Just when you thought it was safe to book that holiday flight, the curse of the Icelandic ash cloud strikes again. Once more thousands of passengers in Europe have found themselves stranded in airports, as airspace was closed while the volcanic ash drifted past. First hit were the British isles, and for many here this latest bout of bad news from Iceland feels like the last straw.
There isn’t much to shout hurrah for in this country at the moment, with the government shedding public sector jobs right, left and centre in its dramatic drive to fix the enormous budget deficit. April’s royal wedding and lovely spring weather are but distant memories. But at least now, two years into the economic downturn, people have been able to plan and save up enough money to ditch the dreaded staycation and head abroad again for a PROPER holiday. No longer will the British put up with freezing local beaches and tacky seaside resorts, nor do they want to battle for space in over-crowded and under-equipped camp sites.

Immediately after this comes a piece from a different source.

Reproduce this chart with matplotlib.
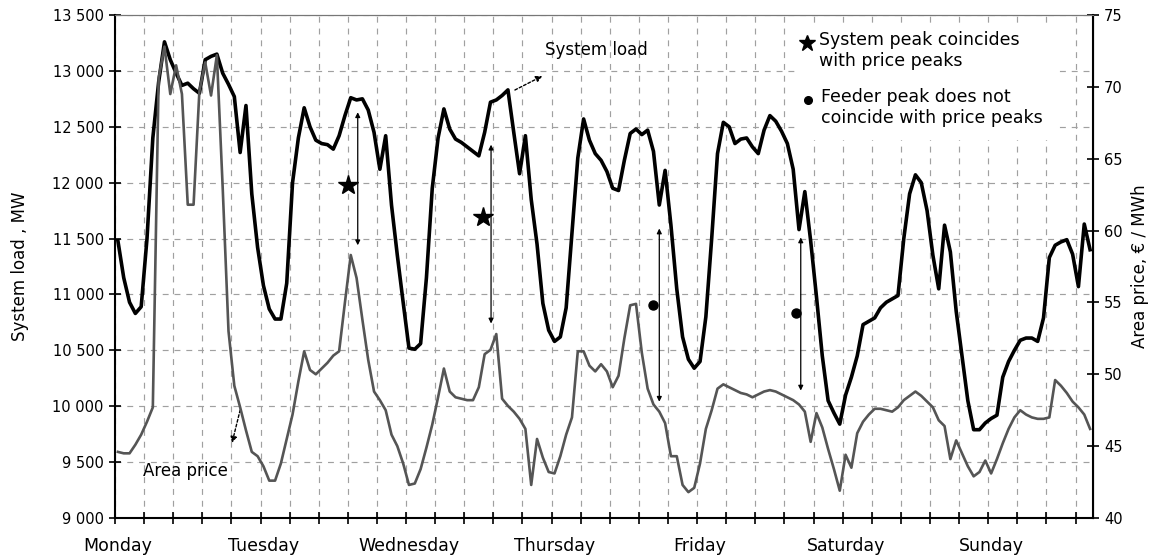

It’s time to fly away to sunny Spain, Portugal or Greece again – with the added benefit of feeling extra smug as you help prop up those countries’ beleaguered economies with your hard-earned Pounds. There’s been a sense – albeit ever so small – of optimism in the air. The budget airlines have even been re-opening routes to the promised lands of southern Europe, after the recession had forced them to scale down because nobody could afford the price of a ticket out of here.
So it’s wasn’t even remotely funny this week when another Icelandic volcano decided to unleash chaos on already hard-tested British tourists. Some of them Icesave customers. You know, those who lost their savings in Icesave accounts when Iceland’s banks went belly-up. They only got their money back because the British government took pity on them and used other taxpayer’s money to cover their losses, while waiting for compensation from Iceland. But the Icelanders have refused to pay for their banks’ follies, so THAT particular bit of the gaping hole in the British economy won’t be filled anytime soon.
You could excuse some of the tourists bedding down for another uncomfortable night on an airport bench this week for wondering whether anything good is going to come out of Iceland ever again.
Not only might they be forced into another staycation – they’d also have to put up with equally miserable staycationists in the neighbouring tent whose only common interest will be a growing hatred for anything Icelandic. And yes, people here do realise the Icelandic people can’t turn their volcanoes on and off at will – but the entire situation represents a great chance to indulge in the British national sport of moaning.
Myself – I’m not taking any chances of getting stuck here. No high-flying plans for me. I’m off to France. In my car. Under the channel. Lars Bevanger, Deutsche Welle Radio, Manchester.